» **Your task**: Reproduce the listing below without changes, except that pictures are left out.

» **Data provided**:
▬▬▬
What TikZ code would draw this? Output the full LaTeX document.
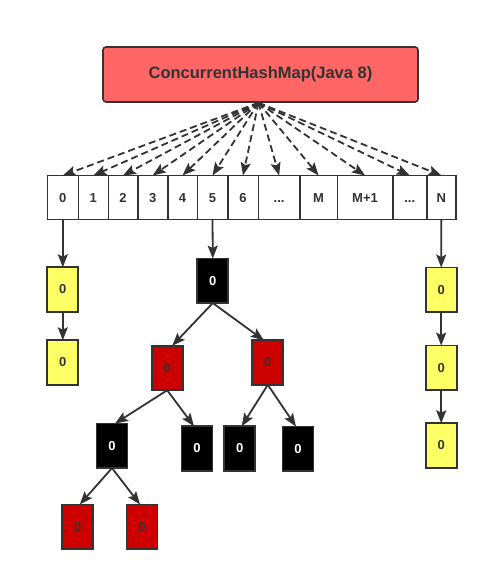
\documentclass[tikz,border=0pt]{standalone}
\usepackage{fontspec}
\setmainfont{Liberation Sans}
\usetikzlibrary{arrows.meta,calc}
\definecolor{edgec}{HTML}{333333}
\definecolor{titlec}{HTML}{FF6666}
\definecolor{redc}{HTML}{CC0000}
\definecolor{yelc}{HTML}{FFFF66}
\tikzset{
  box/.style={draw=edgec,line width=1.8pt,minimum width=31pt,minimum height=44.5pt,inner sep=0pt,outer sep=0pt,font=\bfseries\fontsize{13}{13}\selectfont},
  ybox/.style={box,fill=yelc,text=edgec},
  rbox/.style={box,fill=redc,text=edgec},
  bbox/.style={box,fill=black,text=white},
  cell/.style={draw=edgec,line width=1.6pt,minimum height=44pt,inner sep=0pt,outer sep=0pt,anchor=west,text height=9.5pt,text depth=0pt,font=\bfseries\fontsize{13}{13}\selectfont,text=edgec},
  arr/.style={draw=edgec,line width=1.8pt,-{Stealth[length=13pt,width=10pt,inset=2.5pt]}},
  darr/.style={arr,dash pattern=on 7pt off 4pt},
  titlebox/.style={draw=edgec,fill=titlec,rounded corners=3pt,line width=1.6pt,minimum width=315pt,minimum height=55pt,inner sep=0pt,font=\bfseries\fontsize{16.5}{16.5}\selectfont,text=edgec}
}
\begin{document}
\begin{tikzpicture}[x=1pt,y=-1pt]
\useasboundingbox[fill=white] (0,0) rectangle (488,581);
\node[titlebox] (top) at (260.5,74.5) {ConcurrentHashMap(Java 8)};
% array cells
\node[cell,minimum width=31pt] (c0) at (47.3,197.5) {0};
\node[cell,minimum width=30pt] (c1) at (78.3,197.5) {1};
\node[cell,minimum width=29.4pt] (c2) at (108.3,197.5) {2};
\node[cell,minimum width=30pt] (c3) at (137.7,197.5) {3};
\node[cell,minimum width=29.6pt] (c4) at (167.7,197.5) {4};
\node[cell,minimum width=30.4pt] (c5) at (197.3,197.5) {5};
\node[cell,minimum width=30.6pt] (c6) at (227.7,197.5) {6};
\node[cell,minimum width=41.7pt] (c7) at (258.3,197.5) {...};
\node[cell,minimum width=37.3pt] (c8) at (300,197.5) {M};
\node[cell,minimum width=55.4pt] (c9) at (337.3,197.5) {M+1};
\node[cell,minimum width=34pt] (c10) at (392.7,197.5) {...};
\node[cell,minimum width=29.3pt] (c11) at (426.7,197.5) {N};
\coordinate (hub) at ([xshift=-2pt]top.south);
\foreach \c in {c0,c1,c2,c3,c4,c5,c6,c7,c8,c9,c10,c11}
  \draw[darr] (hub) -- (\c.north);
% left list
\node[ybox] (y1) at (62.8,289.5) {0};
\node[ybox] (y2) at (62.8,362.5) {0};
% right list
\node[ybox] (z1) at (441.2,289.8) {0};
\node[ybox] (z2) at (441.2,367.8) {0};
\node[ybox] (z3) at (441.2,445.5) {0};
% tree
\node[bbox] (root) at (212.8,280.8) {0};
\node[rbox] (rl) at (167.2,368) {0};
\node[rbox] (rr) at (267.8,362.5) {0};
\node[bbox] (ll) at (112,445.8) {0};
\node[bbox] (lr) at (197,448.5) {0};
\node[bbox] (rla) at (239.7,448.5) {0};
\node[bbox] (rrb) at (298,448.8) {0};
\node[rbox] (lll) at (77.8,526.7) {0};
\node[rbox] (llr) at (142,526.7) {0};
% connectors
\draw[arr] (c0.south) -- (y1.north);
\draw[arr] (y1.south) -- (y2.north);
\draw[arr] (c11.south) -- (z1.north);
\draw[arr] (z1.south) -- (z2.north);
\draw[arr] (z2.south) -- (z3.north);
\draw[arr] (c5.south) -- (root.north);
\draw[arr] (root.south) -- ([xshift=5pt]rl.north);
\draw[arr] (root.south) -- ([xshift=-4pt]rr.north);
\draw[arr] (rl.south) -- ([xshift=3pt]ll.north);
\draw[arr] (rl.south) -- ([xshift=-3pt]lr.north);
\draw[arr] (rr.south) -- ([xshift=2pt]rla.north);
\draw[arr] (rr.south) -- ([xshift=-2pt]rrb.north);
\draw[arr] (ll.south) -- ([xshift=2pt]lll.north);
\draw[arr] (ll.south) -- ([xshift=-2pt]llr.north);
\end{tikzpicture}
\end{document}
▬▬▬
» **Answer for this exercise**:
What TikZ code would draw this? Output the full LaTeX document.
\documentclass[tikz,border=0pt]{standalone}
\usepackage{fontspec}
\setmainfont{Liberation Sans}
\usetikzlibrary{arrows.meta,calc}
\definecolor{edgec}{HTML}{333333}
\definecolor{titlec}{HTML}{FF6666}
\definecolor{redc}{HTML}{CC0000}
\definecolor{yelc}{HTML}{FFFF66}
\tikzset{
  box/.style={draw=edgec,line width=1.8pt,minimum width=31pt,minimum height=44.5pt,inner sep=0pt,outer sep=0pt,font=\bfseries\fontsize{13}{13}\selectfont},
  ybox/.style={box,fill=yelc,text=edgec},
  rbox/.style={box,fill=redc,text=edgec},
  bbox/.style={box,fill=black,text=white},
  cell/.style={draw=edgec,line width=1.6pt,minimum height=44pt,inner sep=0pt,outer sep=0pt,anchor=west,text height=9.5pt,text depth=0pt,font=\bfseries\fontsize{13}{13}\selectfont,text=edgec},
  arr/.style={draw=edgec,line width=1.8pt,-{Stealth[length=13pt,width=10pt,inset=2.5pt]}},
  darr/.style={arr,dash pattern=on 7pt off 4pt},
  titlebox/.style={draw=edgec,fill=titlec,rounded corners=3pt,line width=1.6pt,minimum width=315pt,minimum height=55pt,inner sep=0pt,font=\bfseries\fontsize{16.5}{16.5}\selectfont,text=edgec}
}
\begin{document}
\begin{tikzpicture}[x=1pt,y=-1pt]
\useasboundingbox[fill=white] (0,0) rectangle (488,581);
\node[titlebox] (top) at (260.5,74.5) {ConcurrentHashMap(Java 8)};
% array cells
\node[cell,minimum width=31pt] (c0) at (47.3,197.5) {0};
\node[cell,minimum width=30pt] (c1) at (78.3,197.5) {1};
\node[cell,minimum width=29.4pt] (c2) at (108.3,197.5) {2};
\node[cell,minimum width=30pt] (c3) at (137.7,197.5) {3};
\node[cell,minimum width=29.6pt] (c4) at (167.7,197.5) {4};
\node[cell,minimum width=30.4pt] (c5) at (197.3,197.5) {5};
\node[cell,minimum width=30.6pt] (c6) at (227.7,197.5) {6};
\node[cell,minimum width=41.7pt] (c7) at (258.3,197.5) {...};
\node[cell,minimum width=37.3pt] (c8) at (300,197.5) {M};
\node[cell,minimum width=55.4pt] (c9) at (337.3,197.5) {M+1};
\node[cell,minimum width=34pt] (c10) at (392.7,197.5) {...};
\node[cell,minimum width=29.3pt] (c11) at (426.7,197.5) {N};
\coordinate (hub) at ([xshift=-2pt]top.south);
\foreach \c in {c0,c1,c2,c3,c4,c5,c6,c7,c8,c9,c10,c11}
  \draw[darr] (hub) -- (\c.north);
% left list
\node[ybox] (y1) at (62.8,289.5) {0};
\node[ybox] (y2) at (62.8,362.5) {0};
% right list
\node[ybox] (z1) at (441.2,289.8) {0};
\node[ybox] (z2) at (441.2,367.8) {0};
\node[ybox] (z3) at (441.2,445.5) {0};
% tree
\node[bbox] (root) at (212.8,280.8) {0};
\node[rbox] (rl) at (167.2,368) {0};
\node[rbox] (rr) at (267.8,362.5) {0};
\node[bbox] (ll) at (112,445.8) {0};
\node[bbox] (lr) at (197,448.5) {0};
\node[bbox] (rla) at (239.7,448.5) {0};
\node[bbox] (rrb) at (298,448.8) {0};
\node[rbox] (lll) at (77.8,526.7) {0};
\node[rbox] (llr) at (142,526.7) {0};
% connectors
\draw[arr] (c0.south) -- (y1.north);
\draw[arr] (y1.south) -- (y2.north);
\draw[arr] (c11.south) -- (z1.north);
\draw[arr] (z1.south) -- (z2.north);
\draw[arr] (z2.south) -- (z3.north);
\draw[arr] (c5.south) -- (root.north);
\draw[arr] (root.south) -- ([xshift=5pt]rl.north);
\draw[arr] (root.south) -- ([xshift=-4pt]rr.north);
\draw[arr] (rl.south) -- ([xshift=3pt]ll.north);
\draw[arr] (rl.south) -- ([xshift=-3pt]lr.north);
\draw[arr] (rr.south) -- ([xshift=2pt]rla.north);
\draw[arr] (rr.south) -- ([xshift=-2pt]rrb.north);
\draw[arr] (ll.south) -- ([xshift=2pt]lll.north);
\draw[arr] (ll.south) -- ([xshift=-2pt]llr.north);
\end{tikzpicture}
\end{document}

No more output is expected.